Task details:
What is the number of lines containing the word "page"? Give that number alone.

Given information:
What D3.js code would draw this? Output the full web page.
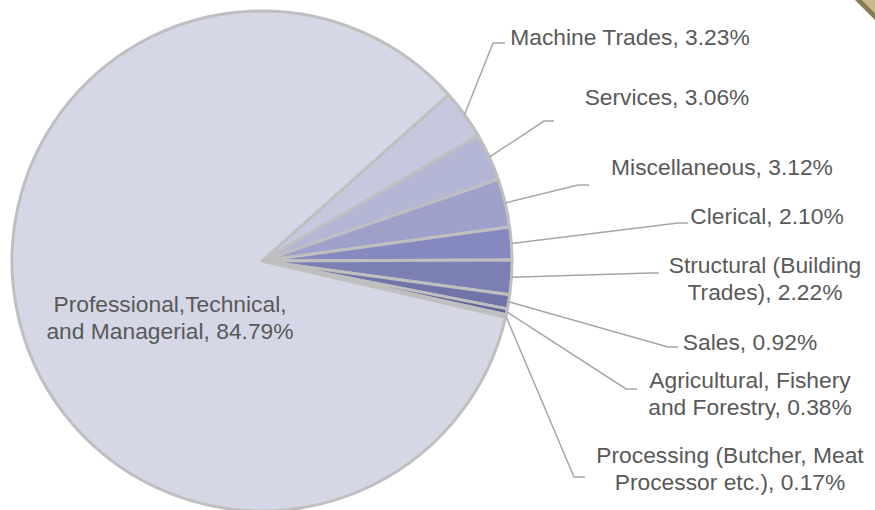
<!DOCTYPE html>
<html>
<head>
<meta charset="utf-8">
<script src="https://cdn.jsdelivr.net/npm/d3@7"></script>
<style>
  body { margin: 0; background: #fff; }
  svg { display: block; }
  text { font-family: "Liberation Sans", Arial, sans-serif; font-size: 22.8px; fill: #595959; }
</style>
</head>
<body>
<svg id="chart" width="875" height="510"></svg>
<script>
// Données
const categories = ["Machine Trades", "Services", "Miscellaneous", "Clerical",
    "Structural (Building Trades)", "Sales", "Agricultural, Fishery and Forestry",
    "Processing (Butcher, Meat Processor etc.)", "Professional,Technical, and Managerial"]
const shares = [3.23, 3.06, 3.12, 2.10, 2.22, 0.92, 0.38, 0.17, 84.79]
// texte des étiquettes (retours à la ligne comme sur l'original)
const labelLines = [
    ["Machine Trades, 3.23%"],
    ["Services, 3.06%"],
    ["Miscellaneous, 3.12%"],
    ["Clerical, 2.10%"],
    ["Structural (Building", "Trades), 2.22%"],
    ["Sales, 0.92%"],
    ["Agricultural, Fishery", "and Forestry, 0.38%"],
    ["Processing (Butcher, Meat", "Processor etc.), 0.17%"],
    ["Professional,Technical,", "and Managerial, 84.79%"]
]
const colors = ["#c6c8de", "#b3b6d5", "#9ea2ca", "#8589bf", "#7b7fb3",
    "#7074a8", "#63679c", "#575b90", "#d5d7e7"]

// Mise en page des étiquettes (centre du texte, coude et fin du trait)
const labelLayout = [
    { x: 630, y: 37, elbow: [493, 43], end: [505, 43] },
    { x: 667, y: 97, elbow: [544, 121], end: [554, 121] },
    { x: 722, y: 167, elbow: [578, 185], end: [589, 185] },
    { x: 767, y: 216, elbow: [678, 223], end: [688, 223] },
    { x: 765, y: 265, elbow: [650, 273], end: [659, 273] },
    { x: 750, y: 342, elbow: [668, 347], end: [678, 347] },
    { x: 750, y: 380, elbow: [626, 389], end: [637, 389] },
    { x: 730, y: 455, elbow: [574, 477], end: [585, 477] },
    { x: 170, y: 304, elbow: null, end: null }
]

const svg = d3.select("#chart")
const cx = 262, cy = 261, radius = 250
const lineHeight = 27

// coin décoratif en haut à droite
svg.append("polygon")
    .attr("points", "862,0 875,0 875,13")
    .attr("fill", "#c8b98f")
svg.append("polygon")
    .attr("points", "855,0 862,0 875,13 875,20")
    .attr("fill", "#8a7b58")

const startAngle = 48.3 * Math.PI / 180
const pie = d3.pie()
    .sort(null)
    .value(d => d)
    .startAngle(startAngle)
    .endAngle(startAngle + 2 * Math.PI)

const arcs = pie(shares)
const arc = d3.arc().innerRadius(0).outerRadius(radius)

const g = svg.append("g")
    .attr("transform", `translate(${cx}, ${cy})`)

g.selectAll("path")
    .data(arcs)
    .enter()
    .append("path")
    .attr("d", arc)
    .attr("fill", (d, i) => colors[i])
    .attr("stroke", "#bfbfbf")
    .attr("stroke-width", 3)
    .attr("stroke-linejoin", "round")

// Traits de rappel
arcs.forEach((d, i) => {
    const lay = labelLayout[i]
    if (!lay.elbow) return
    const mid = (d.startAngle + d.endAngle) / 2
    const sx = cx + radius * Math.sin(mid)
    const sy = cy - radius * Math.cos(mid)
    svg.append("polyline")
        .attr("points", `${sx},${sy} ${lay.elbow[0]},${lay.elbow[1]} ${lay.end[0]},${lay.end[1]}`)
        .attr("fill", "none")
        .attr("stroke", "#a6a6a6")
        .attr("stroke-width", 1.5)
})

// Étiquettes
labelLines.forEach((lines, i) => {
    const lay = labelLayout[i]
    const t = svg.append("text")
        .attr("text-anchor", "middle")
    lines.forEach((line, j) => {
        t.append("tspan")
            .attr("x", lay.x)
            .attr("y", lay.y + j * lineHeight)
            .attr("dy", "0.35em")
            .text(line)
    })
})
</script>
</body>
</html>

Result of the task:
2